On closer examination, there appeared to be step changes in outflows at ages where cohorts saw large changes in size (e.g. for 19 year olds in areas with universities). This could be explained by a mismatch between the methods used to calculate internal migration rates and those used to apply them within the projection.
Internal migration rates are typically calculated by dividing the observed flow for a period by the ‘population at risk’. The rate for 19-year-olds can be calculated as the flow of persons who will be 19 at the end of the period, divided by the population aged 18 at the end of the previous period.

A brief investigation suggests that while this is how rates are being applied in the projection process, they may have been created incorrectly. If we create a set of rates by using the ‘wrong’ at-risk population – persons aged 19 at the end of the period rather than 18 at the start of it – we get results that are very similar to those that appear to be applied within the SNPP model. This appears to be a reocurring issue present in the SNPP for many years and potentially have occurred when internal migration estimates changed definitions from age at time of move to age at end of period.
Conclusions
In the production of the 2022-based SNPP, the ONS have persisted with the use of methods that have repeatedly created distorted results in past rounds of projections. Areas where estimates and projections have previously been significantly inflated, have to contend with official projections that appear unrealistic when compared with past trends. This impression has been reinforced this week with the release of the 2024 Mid-Year Population Estimates*.
* e.g. Camden – where the new estimate for mid-2024 was 216,943 as compared to a projected figure of 237,184
This is not just a problem for users in areas where the projections are unreliable. The distribution of future population growth across local authorities creates a problem for anyone who uses the projections to help allocate finite funding and resources between areas, to plan major infrastructure projects, or to prioritise policy interventions.

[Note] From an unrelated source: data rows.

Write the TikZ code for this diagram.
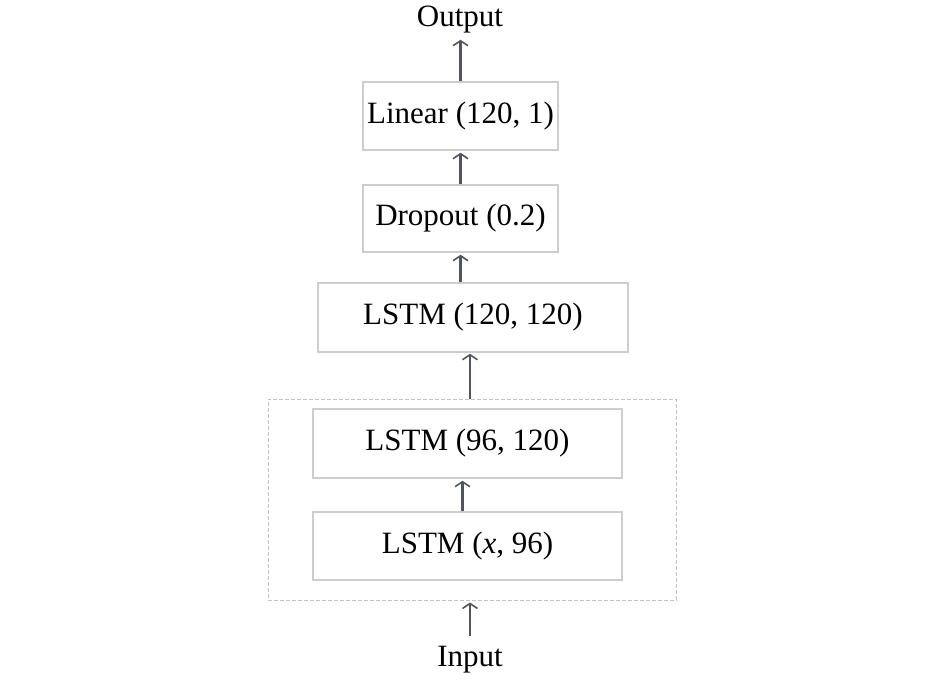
\documentclass[tikz,border=0pt]{standalone}
\usepackage{fontspec}
\setmainfont{Liberation Serif}
\usetikzlibrary{arrows.meta,calc}
\definecolor{boxgray}{RGB}{205,205,205}
\definecolor{dashgray}{RGB}{195,195,195}
\definecolor{arrgray}{RGB}{80,85,95}
\tikzset{
  layer/.style={draw=boxgray, line width=1.5pt, fill=white, inner sep=0pt, font=\fontsize{31}{36}\selectfont},
  lbl/.style={inner sep=0pt, font=\fontsize{31}{36}\selectfont},
  arr/.style={draw=arrgray, line width=2.6pt, -{Straight Barb[length=5pt,width=15pt,line width=1.6pt]}},
  grp/.style={draw=dashgray, line width=1pt, dash pattern=on 4pt off 2pt, inner sep=0pt}
}
\begin{document}
\begin{tikzpicture}[x=1pt,y=-1pt]
\useasboundingbox (0,0) rectangle (945,680);
\node[grp, minimum width=408pt, minimum height=201pt] (group) at (472,499.5) {};
\node[layer, minimum width=195pt, minimum height=68pt] (lin) at (460.5,116) {Linear (120, 1)};
\node[layer, minimum width=195pt, minimum height=67pt] (drop) at (460.5,218.5) {Dropout (0.2)};
\node[layer, minimum width=310pt, minimum height=69pt] (l120) at (473,317.5) {LSTM (120, 120)};
\node[layer, minimum width=309pt, minimum height=69pt] (l96) at (467.5,443.5) {LSTM (96, 120)};
\node[layer, minimum width=309pt, minimum height=68pt] (lx) at (467.5,546) {LSTM (\textit{x}, 96)};
\node[lbl] (out) at (460,20) {Output};
\node[lbl] (in) at (470,660) {Input};
\draw[arr] (lin.north) -- ([yshift=-6pt]lin.north |- out.south);
\draw[arr] (drop.north) -- ([yshift=-2pt]lin.south);
\draw[arr] (drop.south |- l120.north) -- ([yshift=-2pt]drop.south);
\draw[arr] ([xshift=-2pt]group.north) -- ([xshift=-2pt,yshift=-1pt]group.north |- l120.south);
\draw[arr] ([xshift=-5pt]lx.north) -- ([xshift=-5pt,yshift=-2pt]l96.south);
\draw[arr] ([yshift=10pt]in.north) -- ([yshift=-2pt]in.north |- group.south);
\end{tikzpicture}
\end{document}
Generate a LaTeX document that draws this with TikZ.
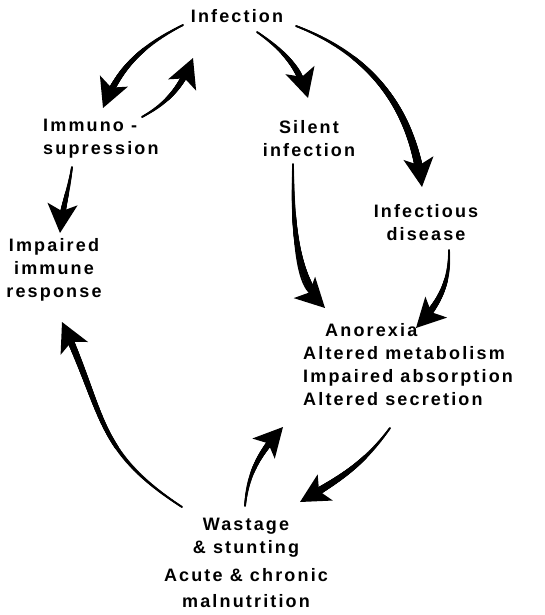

In this blog we have highlighted some of the issues the ONS’s methods can cause in the results of the projections. However, it should be noted that the methods used in the SNPP model itself will not always produce unreliable results. Rather, these methods create increased sensitivities in terms of: the estimates series used as inputs and the relationships between the NPP and SNPP.
Recommendations
Problems highlighted here could potentially be addressed by simple measures such as:
- reassigning UPC to other components (if not using the approach we have presented, then using methods that the ONS are now developing themselves), or
- creating alternative variants of the NPP with international migration assumptions more closely aligned to recent trends for use in constraining
While the ONS has taken positive steps in embracing the increased use of variant projections, the selected variants do not provide users with an adequate understanding of the sensitivities of the model to the methodological choices that have been made. We would encourage the ONS to expand the range of variants produced in future and to put an increased focus on sensitivity testing of their models.